By 1858, the so-called Unequal Treaties regime was firmly in place: without a shot being fired, Japan found itself in a similar position to China after the Opium Wars (with the notable exception that the Western powers agreed to prohibit opium trade with Japan). Japan had lost control of its tariffs, had
opened its borders to trade and commerce with the West, and had even granted the privilege of extra-territoriality to the Western powers (which meant that foreign nationals were exempt from Japanese law even on Japanese soil). Rather than being justified by military defeat, however, these measures were imposed on Japan on the basis that it was not an equal member of international society – it was not a modern, industrial, constitutional polity.

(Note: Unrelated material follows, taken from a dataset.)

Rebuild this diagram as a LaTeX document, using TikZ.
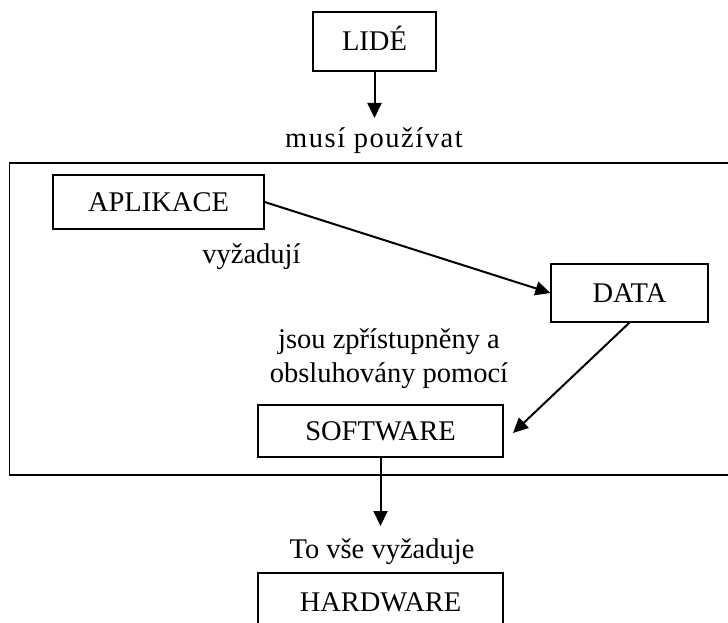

As we will see, this humiliation was itself a powerful force fuelling the development of a strong sense of nationalism in late 19th-century Japan, as well as a key factor driving the revolution to come. At all costs, Japan sought to end the Unequal Treaties.
It is important to note that it would be an exaggeration to argue that these humiliations damaged a coherent or pre-existing sense of national pride in Japan, since prior to the mid-19th century Japan was a relatively divided, fragmented, and non-centralized territory, knitted together by bonds of loyalty, military dependency, and religious imagery. Indeed, in many ways, the humiliation of the Unequal Treaties was fundamental in the process of creating a modern sense of national consciousness in Japan.
The significance of the modern, industrial power of Perry’s fleet in these events should not be underestimated. Indeed, the image of the ‘black ships’ quickly became iconic in Japan, representing
the menace of Western power as well as the threat of traditional Japan being overcome by the cultural and technological force of modernity. An intriguing anecdote concerning Perry’s return to Japan in 1854 illustrates this point: contemporary accounts describe the way in which the Japanese officials arranged for a sumo contest to be staged for the American officers, presumably in an attempt to intimidate the foreigners with the power and martial spirit of the Japanese. However, the US delegation is reported to have been singularly unimpressed by the spectacle, finding the performance laughable. For their part, the US delegation assembled a 100-metre circle of track and made a gift of a quarter-scale steam locomotive for the Japanese officials to ride. It is a testament to the astonishing impact of industrial technology that this toy train was far more intimidating than the primal power of sumo wrestling.
Perry had probably been aware of the effect that his black ships and his little locomotive would have. Before embarking on his mission, Perry had read much of the available literature about Tokugawa Japan, and he is even thought to have consulted with the famous Japanologist, Philipp Franz von
Siebold, who had lived in the Dutch enclave on Deshima for eight years before returning to Leiden in the Netherlands.
Nonetheless, information on the secretive and isolationist nation was scarce. Only a tiny number of Westerners had any first-hand knowledge of Japan, and even those who did (like Siebold himself )
had only limited exposure to the real social and political circumstances of the unfamiliar land. Orientalism was rife; the romance of the ‘mystical East’ coloured most accounts. Western
accounts of Japan in the early 19th century portrayed it as a feudal kingdom, untouched by the hands of industry and modernity. Most accounts also mentioned how favourably Japan compared to the other ‘barbarian peoples’ encountered by the European imperialists in Asia and Africa: the Japanese were
apparently cultured, clean, and unfailingly polite. Townsend Harris, for instance, famously described Japan as the embodiment of a golden age of simplicity and honesty.